Exercise directions: Review the material line by line. Identify and copy every line that contains the string "would".
---- Supplied records
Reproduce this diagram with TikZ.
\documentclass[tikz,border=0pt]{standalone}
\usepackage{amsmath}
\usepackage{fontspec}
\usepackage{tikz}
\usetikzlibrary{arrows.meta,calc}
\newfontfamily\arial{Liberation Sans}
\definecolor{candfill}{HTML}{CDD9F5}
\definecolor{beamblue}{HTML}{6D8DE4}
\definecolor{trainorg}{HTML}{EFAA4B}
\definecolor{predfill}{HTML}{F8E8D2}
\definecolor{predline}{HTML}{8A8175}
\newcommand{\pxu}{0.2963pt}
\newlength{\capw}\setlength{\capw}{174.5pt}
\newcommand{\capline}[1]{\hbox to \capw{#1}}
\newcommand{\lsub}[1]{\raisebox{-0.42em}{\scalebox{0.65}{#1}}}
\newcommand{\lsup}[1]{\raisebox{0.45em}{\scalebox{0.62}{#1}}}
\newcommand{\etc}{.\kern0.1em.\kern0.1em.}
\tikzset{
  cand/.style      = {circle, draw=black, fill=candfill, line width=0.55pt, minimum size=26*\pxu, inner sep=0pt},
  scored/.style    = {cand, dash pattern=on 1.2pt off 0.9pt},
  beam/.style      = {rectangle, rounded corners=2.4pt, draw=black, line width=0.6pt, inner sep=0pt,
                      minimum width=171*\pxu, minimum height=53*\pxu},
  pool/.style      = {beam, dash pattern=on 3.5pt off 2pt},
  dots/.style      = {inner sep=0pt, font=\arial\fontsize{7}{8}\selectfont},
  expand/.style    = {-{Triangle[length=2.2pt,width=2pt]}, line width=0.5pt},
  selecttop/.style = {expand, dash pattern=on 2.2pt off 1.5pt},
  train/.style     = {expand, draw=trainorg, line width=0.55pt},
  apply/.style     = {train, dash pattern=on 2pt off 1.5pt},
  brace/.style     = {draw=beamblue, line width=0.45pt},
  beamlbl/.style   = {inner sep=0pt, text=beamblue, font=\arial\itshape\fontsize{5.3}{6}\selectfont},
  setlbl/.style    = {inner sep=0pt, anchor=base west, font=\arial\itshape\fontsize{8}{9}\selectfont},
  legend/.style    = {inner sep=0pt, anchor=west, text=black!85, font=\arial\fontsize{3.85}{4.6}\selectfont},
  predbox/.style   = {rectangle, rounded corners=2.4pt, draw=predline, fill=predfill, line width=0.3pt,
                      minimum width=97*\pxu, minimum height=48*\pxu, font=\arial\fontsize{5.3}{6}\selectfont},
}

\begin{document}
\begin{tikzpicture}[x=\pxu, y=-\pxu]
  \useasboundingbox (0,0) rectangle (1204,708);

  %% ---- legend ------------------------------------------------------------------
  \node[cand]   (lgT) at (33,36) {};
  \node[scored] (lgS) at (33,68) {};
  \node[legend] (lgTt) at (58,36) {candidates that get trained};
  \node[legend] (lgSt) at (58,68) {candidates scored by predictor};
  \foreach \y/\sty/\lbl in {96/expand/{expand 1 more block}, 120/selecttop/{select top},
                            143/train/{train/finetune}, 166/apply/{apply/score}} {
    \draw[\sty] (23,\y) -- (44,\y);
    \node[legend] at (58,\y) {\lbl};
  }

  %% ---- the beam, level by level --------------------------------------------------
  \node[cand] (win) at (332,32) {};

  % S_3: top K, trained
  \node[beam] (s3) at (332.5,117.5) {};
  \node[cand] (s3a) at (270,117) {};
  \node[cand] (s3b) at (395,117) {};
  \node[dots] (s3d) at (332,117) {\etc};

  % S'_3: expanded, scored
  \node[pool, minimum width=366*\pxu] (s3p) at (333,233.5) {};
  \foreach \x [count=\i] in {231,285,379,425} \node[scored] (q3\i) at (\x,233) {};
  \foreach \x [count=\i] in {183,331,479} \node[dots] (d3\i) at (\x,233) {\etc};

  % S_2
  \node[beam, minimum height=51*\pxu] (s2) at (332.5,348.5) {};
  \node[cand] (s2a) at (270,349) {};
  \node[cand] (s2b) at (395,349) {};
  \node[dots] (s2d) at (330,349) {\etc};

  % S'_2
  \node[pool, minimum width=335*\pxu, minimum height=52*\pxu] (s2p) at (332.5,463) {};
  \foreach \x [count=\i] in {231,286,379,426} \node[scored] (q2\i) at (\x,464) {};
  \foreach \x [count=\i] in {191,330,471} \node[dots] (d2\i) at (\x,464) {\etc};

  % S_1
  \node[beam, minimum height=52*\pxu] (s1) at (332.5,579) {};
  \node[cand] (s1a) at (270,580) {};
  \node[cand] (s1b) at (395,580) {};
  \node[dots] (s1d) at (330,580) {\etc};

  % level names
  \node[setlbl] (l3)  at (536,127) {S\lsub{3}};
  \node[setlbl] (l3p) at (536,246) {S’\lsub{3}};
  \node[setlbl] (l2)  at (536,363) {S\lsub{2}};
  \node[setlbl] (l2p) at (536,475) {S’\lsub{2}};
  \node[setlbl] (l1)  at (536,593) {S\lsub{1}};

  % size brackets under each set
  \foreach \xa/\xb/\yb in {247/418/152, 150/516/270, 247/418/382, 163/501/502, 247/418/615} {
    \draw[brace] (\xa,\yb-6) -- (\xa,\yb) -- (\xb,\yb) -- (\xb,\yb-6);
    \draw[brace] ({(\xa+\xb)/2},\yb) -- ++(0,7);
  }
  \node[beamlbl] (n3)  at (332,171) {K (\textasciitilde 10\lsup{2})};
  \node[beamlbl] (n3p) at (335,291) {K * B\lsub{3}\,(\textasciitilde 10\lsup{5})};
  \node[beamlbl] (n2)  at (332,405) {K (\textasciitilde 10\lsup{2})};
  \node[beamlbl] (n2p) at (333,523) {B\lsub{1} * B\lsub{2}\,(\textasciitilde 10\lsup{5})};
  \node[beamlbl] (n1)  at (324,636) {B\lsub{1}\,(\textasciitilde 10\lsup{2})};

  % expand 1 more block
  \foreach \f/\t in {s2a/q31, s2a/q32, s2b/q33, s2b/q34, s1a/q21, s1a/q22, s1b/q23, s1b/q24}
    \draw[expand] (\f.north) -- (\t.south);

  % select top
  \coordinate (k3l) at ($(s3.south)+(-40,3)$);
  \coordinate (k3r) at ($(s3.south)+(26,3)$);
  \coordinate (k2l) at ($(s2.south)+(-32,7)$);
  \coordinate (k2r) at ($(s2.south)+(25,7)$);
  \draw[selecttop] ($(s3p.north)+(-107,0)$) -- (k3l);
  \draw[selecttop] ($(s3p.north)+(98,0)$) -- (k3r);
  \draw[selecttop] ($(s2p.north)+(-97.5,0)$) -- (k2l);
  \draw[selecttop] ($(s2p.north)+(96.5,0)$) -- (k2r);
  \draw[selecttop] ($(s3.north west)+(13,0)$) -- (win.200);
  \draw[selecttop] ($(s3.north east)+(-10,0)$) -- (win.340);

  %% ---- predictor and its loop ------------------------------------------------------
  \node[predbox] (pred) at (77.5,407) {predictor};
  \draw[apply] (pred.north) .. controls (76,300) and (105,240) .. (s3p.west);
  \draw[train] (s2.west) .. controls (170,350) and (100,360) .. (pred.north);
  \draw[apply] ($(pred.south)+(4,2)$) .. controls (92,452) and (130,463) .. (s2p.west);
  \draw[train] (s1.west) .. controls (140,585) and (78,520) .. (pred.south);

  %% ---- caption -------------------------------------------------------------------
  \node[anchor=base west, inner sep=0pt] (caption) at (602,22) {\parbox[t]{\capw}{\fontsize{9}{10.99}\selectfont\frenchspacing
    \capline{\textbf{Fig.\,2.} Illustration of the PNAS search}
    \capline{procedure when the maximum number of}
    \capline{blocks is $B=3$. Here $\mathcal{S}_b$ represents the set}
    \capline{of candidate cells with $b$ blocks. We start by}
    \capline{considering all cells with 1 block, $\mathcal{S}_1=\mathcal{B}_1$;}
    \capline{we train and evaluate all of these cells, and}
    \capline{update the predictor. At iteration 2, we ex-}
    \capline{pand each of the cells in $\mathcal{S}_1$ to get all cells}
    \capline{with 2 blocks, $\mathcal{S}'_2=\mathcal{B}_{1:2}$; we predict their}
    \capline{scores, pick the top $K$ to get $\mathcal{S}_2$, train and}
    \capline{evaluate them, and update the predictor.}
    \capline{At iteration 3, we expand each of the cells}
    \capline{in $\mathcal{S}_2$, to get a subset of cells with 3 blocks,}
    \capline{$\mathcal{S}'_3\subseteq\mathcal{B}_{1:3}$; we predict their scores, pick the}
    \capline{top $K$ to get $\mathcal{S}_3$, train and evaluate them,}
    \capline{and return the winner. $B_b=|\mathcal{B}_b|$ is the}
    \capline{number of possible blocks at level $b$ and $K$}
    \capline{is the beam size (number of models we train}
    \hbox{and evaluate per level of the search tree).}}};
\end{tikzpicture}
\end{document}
--------
---- Supplied records
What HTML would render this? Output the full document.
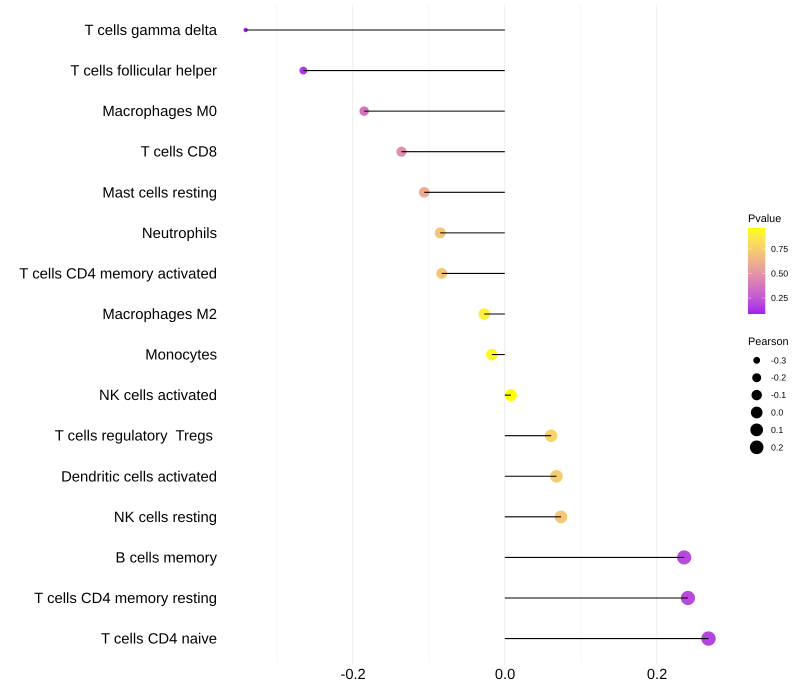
--------
---- Supplied records
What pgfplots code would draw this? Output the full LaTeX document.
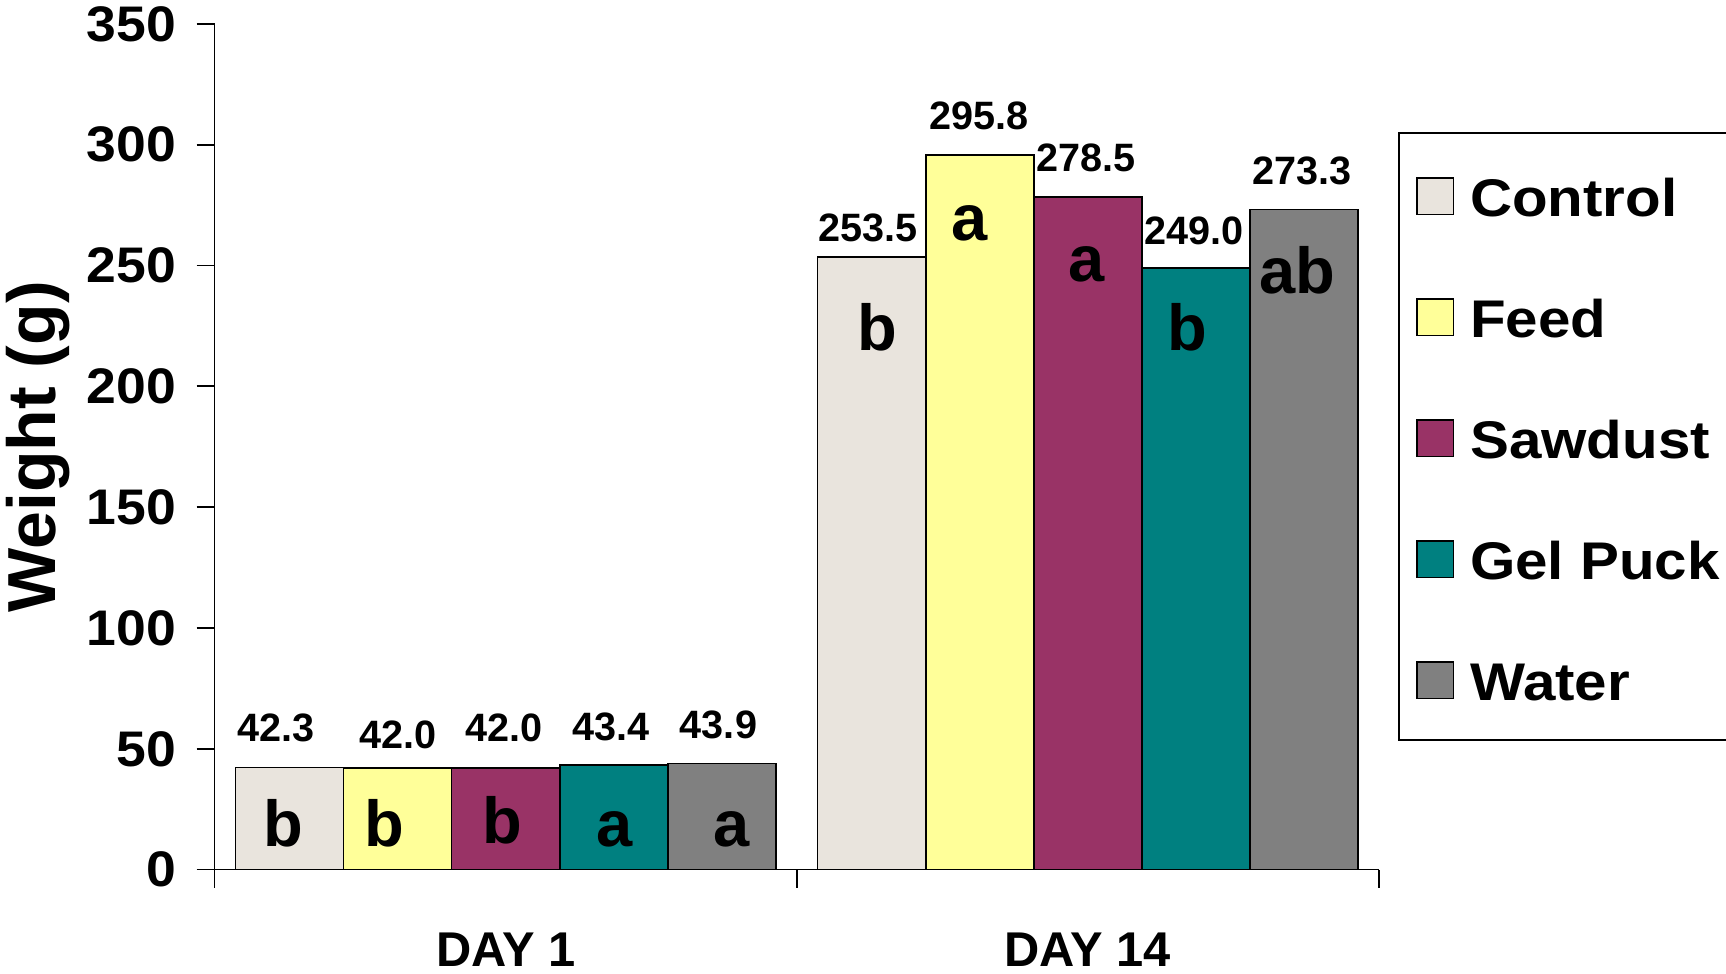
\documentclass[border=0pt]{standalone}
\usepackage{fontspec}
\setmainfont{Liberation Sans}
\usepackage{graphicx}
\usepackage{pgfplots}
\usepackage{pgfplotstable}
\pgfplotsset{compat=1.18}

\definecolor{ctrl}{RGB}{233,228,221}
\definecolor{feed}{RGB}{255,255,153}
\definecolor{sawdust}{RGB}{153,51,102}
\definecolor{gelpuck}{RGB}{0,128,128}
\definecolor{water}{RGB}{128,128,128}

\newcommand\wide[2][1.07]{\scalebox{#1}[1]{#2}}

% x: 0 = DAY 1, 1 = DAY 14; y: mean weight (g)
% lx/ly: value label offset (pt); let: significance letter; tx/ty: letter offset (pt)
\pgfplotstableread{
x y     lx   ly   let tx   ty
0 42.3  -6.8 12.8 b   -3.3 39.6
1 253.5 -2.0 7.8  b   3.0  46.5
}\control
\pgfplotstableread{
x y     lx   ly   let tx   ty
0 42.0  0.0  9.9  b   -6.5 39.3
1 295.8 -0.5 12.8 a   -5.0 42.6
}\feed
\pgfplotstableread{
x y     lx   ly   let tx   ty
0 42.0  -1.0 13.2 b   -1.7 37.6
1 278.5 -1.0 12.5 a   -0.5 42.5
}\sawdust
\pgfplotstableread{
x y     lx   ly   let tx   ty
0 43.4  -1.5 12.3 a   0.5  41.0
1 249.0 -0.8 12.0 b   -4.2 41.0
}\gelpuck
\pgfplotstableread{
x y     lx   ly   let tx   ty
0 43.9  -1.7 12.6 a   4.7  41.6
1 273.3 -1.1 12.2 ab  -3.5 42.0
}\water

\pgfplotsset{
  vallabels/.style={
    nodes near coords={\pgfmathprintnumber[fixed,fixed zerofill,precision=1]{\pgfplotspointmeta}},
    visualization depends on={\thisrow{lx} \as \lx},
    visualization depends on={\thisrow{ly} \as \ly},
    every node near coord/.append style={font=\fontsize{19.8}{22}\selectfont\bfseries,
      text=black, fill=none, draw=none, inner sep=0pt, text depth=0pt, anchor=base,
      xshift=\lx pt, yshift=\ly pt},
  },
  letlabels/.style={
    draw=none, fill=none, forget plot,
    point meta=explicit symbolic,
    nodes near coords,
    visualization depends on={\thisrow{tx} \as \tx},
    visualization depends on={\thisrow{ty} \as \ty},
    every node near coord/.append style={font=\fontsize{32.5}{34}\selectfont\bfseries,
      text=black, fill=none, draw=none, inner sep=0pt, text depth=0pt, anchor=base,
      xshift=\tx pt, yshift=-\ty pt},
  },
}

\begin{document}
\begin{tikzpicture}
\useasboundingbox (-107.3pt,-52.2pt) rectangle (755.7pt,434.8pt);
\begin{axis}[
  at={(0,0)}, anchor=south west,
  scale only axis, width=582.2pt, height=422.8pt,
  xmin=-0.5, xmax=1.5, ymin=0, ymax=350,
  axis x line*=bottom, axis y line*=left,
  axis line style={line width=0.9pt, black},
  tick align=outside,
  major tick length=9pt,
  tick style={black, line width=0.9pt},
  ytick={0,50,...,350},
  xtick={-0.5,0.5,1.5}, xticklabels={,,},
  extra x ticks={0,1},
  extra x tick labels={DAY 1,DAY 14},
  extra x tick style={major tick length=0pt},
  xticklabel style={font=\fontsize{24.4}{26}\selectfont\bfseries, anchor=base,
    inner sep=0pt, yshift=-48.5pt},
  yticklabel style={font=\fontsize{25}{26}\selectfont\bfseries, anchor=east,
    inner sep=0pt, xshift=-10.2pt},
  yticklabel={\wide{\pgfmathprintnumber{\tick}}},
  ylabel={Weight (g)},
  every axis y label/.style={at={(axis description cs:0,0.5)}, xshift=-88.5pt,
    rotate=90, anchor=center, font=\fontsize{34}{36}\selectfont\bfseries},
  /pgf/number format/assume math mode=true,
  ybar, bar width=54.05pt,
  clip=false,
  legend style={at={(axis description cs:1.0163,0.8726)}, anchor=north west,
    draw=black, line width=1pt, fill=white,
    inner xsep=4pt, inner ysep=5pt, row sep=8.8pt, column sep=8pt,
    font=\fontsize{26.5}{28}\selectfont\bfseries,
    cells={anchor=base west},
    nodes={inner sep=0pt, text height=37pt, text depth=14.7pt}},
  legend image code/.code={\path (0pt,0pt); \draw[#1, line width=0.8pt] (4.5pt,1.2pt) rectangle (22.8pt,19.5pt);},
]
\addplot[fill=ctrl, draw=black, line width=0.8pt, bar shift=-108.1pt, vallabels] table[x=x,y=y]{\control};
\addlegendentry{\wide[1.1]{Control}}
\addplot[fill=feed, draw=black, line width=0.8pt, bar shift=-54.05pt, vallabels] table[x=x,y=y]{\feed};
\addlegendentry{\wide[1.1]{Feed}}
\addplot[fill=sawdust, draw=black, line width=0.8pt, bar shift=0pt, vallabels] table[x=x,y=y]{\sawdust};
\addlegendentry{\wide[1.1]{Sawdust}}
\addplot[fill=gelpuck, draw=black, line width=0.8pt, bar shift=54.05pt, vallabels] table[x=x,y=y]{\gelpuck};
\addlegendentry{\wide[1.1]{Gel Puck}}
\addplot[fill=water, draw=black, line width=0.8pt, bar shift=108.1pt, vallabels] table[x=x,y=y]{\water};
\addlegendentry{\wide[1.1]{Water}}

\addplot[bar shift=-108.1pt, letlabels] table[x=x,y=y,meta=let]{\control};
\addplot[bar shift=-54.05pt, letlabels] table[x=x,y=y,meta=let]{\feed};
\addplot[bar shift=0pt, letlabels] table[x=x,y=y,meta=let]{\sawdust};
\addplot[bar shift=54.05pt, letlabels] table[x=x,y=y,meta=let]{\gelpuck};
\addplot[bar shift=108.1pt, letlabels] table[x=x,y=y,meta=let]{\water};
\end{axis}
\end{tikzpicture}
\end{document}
--------
Correct output:
What HTML would render this? Output the full document.
What pgfplots code would draw this? Output the full LaTeX document.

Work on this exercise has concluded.